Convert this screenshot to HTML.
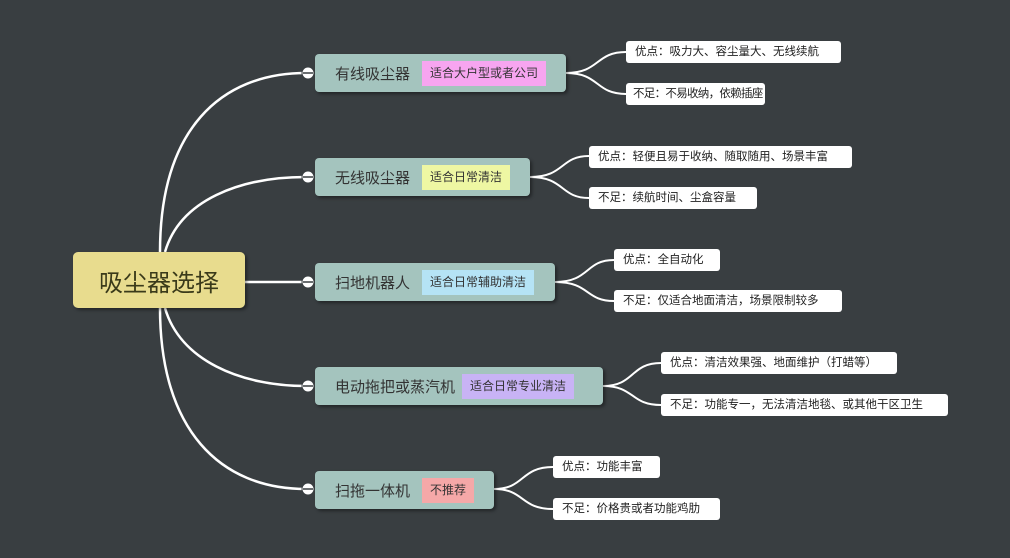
<!DOCTYPE html>
<html><head><meta charset="utf-8"><style>
body{margin:0;width:1010px;height:558px;background:#393e41;position:relative;overflow:hidden;font-family:"Liberation Sans","Noto Sans CJK SC",sans-serif}
.n{position:absolute;box-sizing:border-box;white-space:nowrap}
.root{left:73px;top:252px;width:172px;height:56px;background:#e8dc8e;border-radius:5px;font-size:24px;color:#3a3a1a;display:flex;align-items:center;justify-content:center;box-shadow:2px 2px 3px rgba(0,0,0,.4)}
.br{background:#a4c4be;border-radius:4px;height:38px;font-size:15px;color:#333;display:flex;align-items:center;padding-left:20px;box-shadow:2px 2px 3px rgba(0,0,0,.4)}
.tag{font-size:12px;height:25px;line-height:25px;padding:0 8px;margin-left:7px;color:#333;white-space:nowrap}
.lf{background:#fff;border-radius:3px;height:22px;line-height:22px;font-size:11.5px;color:#222;padding-left:9px}
</style></head><body>
<svg width="1010" height="558" style="position:absolute;left:0;top:0" fill="none" stroke="#fff" stroke-width="2.5">
<path d="M160 252 C160 130 220 73 306 73"/>
<path d="M165 252 C180 200 240 177 306 177"/>
<path d="M245 282 L306 282"/>
<path d="M165 308 C180 360 240 386 306 386"/>
<path d="M160 308 C160 430 220 489 306 489"/>
<g stroke-width="2">
<path d="M566 73 C600 73 595 52 626 52"/><path d="M566 73 C600 73 595 94 626 94"/>
<path d="M530 177 C565 177 560 156 589 156"/><path d="M530 177 C565 177 560 198 589 198"/>
<path d="M555 282 C590 282 585 260 614 260"/><path d="M555 282 C590 282 585 301 614 301"/>
<path d="M603 386 C635 386 630 363 661 363"/><path d="M603 386 C635 386 630 405 661 405"/>
<path d="M494 489 C525 489 520 467 553 467"/><path d="M494 489 C525 489 520 509 553 509"/>
</g>
<g fill="#fff" stroke="#393e41" stroke-width="1">
<circle cx="308" cy="73" r="6"/><circle cx="308" cy="177" r="6"/><circle cx="308" cy="282" r="6"/><circle cx="308" cy="386" r="6"/><circle cx="308" cy="489" r="6"/>
</g>
<g stroke="#393e41" stroke-width="1.5">
<path d="M303 73h10M303 177h10M303 282h10M303 386h10M303 489h10"/>
</g>
</svg>
<div class="n root">吸尘器选择</div>
<div class="n br" style="left:315px;top:54px;width:251px">有线吸尘器<span class="tag" style="background:#f7a5f0;margin-left:12px">适合大户型或者公司</span></div>
<div class="n br" style="left:315px;top:158px;width:215px">无线吸尘器<span class="tag" style="background:#eef7a3;margin-left:12px">适合日常清洁</span></div>
<div class="n br" style="left:315px;top:263px;width:240px">扫地机器人<span class="tag" style="background:#b5e3f5;margin-left:12px">适合日常辅助清洁</span></div>
<div class="n br" style="left:315px;top:367px;width:288px">电动拖把或蒸汽机<span class="tag" style="background:#c8b3f5">适合日常专业清洁</span></div>
<div class="n br" style="left:315px;top:471px;width:179px">扫拖一体机<span class="tag" style="background:#f5a8a8;margin-left:12px">不推荐</span></div>
<div class="n lf" style="left:626px;top:41px;width:215px">优点：吸力大、容尘量大、无线续航</div>
<div class="n lf" style="left:626px;top:83px;width:139px;letter-spacing:-0.7px;padding-left:7px">不足：不易收纳，依赖插座</div>
<div class="n lf" style="left:589px;top:146px;width:263px">优点：轻便且易于收纳、随取随用、场景丰富</div>
<div class="n lf" style="left:589px;top:187px;width:168px">不足：续航时间、尘盒容量</div>
<div class="n lf" style="left:614px;top:249px;width:106px">优点：全自动化</div>
<div class="n lf" style="left:614px;top:290px;width:228px">不足：仅适合地面清洁，场景限制较多</div>
<div class="n lf" style="left:661px;top:352px;width:236px">优点：清洁效果强、地面维护（打蜡等）</div>
<div class="n lf" style="left:661px;top:394px;width:287px">不足：功能专一，无法清洁地毯、或其他干区卫生</div>
<div class="n lf" style="left:553px;top:456px;width:107px">优点：功能丰富</div>
<div class="n lf" style="left:553px;top:498px;width:167px">不足：价格贵或者功能鸡肋</div>
</body></html>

_Task prompt:_ Output all of the data exactly as it stands, minus any images.

_Written response:_
Convert this screenshot to HTML.
<!DOCTYPE html>
<html><head><meta charset="utf-8"><style>
body{margin:0;width:1010px;height:558px;background:#393e41;position:relative;overflow:hidden;font-family:"Liberation Sans","Noto Sans CJK SC",sans-serif}
.n{position:absolute;box-sizing:border-box;white-space:nowrap}
.root{left:73px;top:252px;width:172px;height:56px;background:#e8dc8e;border-radius:5px;font-size:24px;color:#3a3a1a;display:flex;align-items:center;justify-content:center;box-shadow:2px 2px 3px rgba(0,0,0,.4)}
.br{background:#a4c4be;border-radius:4px;height:38px;font-size:15px;color:#333;display:flex;align-items:center;padding-left:20px;box-shadow:2px 2px 3px rgba(0,0,0,.4)}
.tag{font-size:12px;height:25px;line-height:25px;padding:0 8px;margin-left:7px;color:#333;white-space:nowrap}
.lf{background:#fff;border-radius:3px;height:22px;line-height:22px;font-size:11.5px;color:#222;padding-left:9px}
</style></head><body>
<svg width="1010" height="558" style="position:absolute;left:0;top:0" fill="none" stroke="#fff" stroke-width="2.5">
<path d="M160 252 C160 130 220 73 306 73"/>
<path d="M165 252 C180 200 240 177 306 177"/>
<path d="M245 282 L306 282"/>
<path d="M165 308 C180 360 240 386 306 386"/>
<path d="M160 308 C160 430 220 489 306 489"/>
<g stroke-width="2">
<path d="M566 73 C600 73 595 52 626 52"/><path d="M566 73 C600 73 595 94 626 94"/>
<path d="M530 177 C565 177 560 156 589 156"/><path d="M530 177 C565 177 560 198 589 198"/>
<path d="M555 282 C590 282 585 260 614 260"/><path d="M555 282 C590 282 585 301 614 301"/>
<path d="M603 386 C635 386 630 363 661 363"/><path d="M603 386 C635 386 630 405 661 405"/>
<path d="M494 489 C525 489 520 467 553 467"/><path d="M494 489 C525 489 520 509 553 509"/>
</g>
<g fill="#fff" stroke="#393e41" stroke-width="1">
<circle cx="308" cy="73" r="6"/><circle cx="308" cy="177" r="6"/><circle cx="308" cy="282" r="6"/><circle cx="308" cy="386" r="6"/><circle cx="308" cy="489" r="6"/>
</g>
<g stroke="#393e41" stroke-width="1.5">
<path d="M303 73h10M303 177h10M303 282h10M303 386h10M303 489h10"/>
</g>
</svg>
<div class="n root">吸尘器选择</div>
<div class="n br" style="left:315px;top:54px;width:251px">有线吸尘器<span class="tag" style="background:#f7a5f0;margin-left:12px">适合大户型或者公司</span></div>
<div class="n br" style="left:315px;top:158px;width:215px">无线吸尘器<span class="tag" style="background:#eef7a3;margin-left:12px">适合日常清洁</span></div>
<div class="n br" style="left:315px;top:263px;width:240px">扫地机器人<span class="tag" style="background:#b5e3f5;margin-left:12px">适合日常辅助清洁</span></div>
<div class="n br" style="left:315px;top:367px;width:288px">电动拖把或蒸汽机<span class="tag" style="background:#c8b3f5">适合日常专业清洁</span></div>
<div class="n br" style="left:315px;top:471px;width:179px">扫拖一体机<span class="tag" style="background:#f5a8a8;margin-left:12px">不推荐</span></div>
<div class="n lf" style="left:626px;top:41px;width:215px">优点：吸力大、容尘量大、无线续航</div>
<div class="n lf" style="left:626px;top:83px;width:139px;letter-spacing:-0.7px;padding-left:7px">不足：不易收纳，依赖插座</div>
<div class="n lf" style="left:589px;top:146px;width:263px">优点：轻便且易于收纳、随取随用、场景丰富</div>
<div class="n lf" style="left:589px;top:187px;width:168px">不足：续航时间、尘盒容量</div>
<div class="n lf" style="left:614px;top:249px;width:106px">优点：全自动化</div>
<div class="n lf" style="left:614px;top:290px;width:228px">不足：仅适合地面清洁，场景限制较多</div>
<div class="n lf" style="left:661px;top:352px;width:236px">优点：清洁效果强、地面维护（打蜡等）</div>
<div class="n lf" style="left:661px;top:394px;width:287px">不足：功能专一，无法清洁地毯、或其他干区卫生</div>
<div class="n lf" style="left:553px;top:456px;width:107px">优点：功能丰富</div>
<div class="n lf" style="left:553px;top:498px;width:167px">不足：价格贵或者功能鸡肋</div>
</body></html>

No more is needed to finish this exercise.